**** Collected data

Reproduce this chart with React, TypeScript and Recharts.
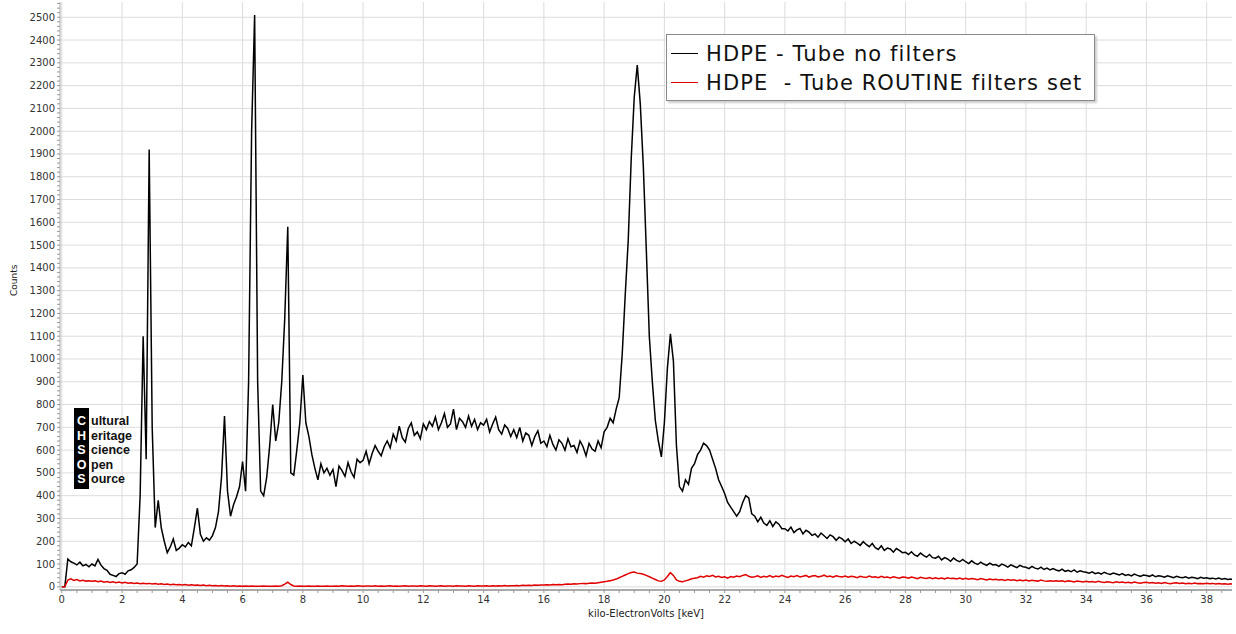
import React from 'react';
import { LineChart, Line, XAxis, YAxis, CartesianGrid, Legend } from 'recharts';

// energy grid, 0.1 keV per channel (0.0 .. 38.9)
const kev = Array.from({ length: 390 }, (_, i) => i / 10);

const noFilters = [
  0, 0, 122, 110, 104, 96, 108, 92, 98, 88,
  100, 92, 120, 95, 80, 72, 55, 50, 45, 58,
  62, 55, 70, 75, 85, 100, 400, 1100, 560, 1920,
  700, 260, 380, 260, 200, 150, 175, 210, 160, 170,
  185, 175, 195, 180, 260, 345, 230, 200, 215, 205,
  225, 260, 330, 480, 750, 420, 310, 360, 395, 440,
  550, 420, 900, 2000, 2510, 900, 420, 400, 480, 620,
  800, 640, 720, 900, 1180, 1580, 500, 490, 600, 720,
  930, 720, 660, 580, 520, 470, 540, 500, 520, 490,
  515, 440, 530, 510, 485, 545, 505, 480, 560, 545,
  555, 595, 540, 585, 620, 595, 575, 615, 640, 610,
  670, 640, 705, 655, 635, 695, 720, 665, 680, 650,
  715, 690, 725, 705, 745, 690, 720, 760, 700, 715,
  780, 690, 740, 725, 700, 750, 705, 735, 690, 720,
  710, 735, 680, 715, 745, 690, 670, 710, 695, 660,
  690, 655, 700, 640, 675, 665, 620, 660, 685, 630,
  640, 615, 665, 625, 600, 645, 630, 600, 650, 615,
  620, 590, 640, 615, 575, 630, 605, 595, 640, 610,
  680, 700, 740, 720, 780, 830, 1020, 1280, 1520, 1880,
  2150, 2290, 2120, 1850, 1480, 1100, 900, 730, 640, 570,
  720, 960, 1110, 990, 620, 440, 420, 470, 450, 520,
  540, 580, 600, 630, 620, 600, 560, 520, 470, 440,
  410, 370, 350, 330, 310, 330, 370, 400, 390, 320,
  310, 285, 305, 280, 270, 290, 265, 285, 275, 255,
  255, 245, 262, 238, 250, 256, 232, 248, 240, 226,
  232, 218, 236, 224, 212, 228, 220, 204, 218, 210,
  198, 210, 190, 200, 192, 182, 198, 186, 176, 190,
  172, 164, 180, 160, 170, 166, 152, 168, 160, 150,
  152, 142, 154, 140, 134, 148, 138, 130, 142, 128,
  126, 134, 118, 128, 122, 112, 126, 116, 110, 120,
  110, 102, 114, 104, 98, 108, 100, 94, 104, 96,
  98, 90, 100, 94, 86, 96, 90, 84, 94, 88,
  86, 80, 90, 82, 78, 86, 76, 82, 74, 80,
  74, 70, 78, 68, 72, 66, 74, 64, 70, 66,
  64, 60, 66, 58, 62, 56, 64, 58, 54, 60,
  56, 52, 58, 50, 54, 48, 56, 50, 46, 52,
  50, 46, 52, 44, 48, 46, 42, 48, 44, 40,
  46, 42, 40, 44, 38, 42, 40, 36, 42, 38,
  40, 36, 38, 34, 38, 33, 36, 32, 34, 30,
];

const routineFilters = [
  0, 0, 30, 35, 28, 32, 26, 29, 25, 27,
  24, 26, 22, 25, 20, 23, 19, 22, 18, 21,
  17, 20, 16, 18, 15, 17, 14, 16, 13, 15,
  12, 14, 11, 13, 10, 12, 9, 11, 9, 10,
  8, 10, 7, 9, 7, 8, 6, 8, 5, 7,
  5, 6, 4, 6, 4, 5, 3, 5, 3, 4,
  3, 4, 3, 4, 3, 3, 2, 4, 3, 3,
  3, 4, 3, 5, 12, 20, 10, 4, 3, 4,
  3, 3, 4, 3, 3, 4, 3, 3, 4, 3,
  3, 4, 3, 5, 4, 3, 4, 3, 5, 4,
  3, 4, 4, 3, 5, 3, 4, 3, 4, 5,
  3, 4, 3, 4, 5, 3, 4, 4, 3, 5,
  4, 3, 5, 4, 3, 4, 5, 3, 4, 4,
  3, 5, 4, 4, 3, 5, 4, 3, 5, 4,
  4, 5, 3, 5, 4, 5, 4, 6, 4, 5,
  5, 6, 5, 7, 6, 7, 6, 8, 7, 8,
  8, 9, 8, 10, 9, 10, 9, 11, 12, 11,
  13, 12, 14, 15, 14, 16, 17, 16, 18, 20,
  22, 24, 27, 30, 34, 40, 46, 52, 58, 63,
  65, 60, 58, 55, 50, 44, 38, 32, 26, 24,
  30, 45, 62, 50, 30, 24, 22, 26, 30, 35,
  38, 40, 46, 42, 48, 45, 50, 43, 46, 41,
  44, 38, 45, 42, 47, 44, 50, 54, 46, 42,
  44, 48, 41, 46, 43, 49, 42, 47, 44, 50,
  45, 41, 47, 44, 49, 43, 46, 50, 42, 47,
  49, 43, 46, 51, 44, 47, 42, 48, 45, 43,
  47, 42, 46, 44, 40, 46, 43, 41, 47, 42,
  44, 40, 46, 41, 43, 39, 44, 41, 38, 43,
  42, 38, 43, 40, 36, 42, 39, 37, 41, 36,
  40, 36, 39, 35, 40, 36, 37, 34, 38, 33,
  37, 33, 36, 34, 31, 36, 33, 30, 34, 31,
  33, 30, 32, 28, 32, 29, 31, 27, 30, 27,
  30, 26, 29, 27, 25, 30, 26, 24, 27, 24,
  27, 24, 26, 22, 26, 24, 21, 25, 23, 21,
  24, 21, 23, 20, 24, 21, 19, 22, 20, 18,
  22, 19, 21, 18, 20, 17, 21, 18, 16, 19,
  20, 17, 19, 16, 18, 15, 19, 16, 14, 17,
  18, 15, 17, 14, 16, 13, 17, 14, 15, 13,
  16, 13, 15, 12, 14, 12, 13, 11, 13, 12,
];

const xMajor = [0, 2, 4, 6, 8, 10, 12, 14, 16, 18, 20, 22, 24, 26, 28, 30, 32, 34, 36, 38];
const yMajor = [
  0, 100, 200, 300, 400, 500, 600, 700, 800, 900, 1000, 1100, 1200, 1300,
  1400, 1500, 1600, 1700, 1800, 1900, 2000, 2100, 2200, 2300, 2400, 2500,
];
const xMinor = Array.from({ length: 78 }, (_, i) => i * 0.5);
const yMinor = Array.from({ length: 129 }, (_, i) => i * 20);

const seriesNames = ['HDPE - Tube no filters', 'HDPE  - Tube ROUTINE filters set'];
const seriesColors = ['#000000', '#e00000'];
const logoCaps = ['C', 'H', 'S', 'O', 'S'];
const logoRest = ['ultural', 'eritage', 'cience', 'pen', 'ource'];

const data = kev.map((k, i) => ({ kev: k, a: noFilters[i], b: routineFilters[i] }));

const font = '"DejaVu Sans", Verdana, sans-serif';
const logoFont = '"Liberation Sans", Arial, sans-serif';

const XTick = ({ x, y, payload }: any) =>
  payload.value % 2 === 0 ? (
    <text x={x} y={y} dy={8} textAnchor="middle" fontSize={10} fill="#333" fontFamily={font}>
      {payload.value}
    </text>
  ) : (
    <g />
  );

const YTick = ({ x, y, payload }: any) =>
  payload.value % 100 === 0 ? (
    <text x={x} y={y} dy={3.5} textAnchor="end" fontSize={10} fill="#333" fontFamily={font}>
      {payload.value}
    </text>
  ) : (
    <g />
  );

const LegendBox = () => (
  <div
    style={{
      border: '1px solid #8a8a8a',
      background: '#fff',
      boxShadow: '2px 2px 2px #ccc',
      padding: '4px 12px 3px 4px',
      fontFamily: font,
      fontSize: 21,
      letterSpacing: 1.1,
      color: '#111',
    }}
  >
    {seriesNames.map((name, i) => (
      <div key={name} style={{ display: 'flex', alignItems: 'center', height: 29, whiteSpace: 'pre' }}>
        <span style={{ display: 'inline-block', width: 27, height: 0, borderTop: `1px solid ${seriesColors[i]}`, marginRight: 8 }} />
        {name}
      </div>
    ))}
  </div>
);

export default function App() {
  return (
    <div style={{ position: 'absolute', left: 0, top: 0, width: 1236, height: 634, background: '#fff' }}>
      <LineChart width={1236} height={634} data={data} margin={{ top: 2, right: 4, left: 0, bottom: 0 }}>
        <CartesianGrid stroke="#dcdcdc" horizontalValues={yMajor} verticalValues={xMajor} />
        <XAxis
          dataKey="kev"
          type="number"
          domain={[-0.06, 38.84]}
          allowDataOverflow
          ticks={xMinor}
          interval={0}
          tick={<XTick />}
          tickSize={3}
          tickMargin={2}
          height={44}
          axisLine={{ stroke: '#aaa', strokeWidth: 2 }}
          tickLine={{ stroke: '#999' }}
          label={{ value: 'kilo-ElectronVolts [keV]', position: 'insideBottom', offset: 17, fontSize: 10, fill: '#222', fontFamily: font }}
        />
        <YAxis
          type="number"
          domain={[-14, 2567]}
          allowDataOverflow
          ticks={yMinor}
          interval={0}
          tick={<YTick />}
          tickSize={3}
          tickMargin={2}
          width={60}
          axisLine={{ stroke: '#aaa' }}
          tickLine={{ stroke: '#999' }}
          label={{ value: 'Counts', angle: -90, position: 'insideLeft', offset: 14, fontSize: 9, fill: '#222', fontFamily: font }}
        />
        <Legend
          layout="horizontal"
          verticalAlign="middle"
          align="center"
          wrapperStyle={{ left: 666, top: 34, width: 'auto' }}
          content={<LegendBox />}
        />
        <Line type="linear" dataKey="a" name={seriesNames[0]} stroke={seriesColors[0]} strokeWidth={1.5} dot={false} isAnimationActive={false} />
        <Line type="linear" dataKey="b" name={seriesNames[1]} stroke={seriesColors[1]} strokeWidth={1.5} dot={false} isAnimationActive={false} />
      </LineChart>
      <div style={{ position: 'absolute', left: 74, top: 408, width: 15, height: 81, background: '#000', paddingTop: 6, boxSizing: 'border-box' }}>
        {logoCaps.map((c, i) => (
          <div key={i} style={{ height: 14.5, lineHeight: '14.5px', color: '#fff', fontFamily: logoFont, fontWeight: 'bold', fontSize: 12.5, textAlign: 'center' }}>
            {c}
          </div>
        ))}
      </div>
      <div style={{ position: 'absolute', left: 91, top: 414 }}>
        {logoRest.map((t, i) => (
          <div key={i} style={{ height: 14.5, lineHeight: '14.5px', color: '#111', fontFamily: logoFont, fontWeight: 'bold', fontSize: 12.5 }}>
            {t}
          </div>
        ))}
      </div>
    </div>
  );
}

********

▶ _Problem description_
Give the count of lines that hold the word "React", with nothing added.

▶ _Reply_
2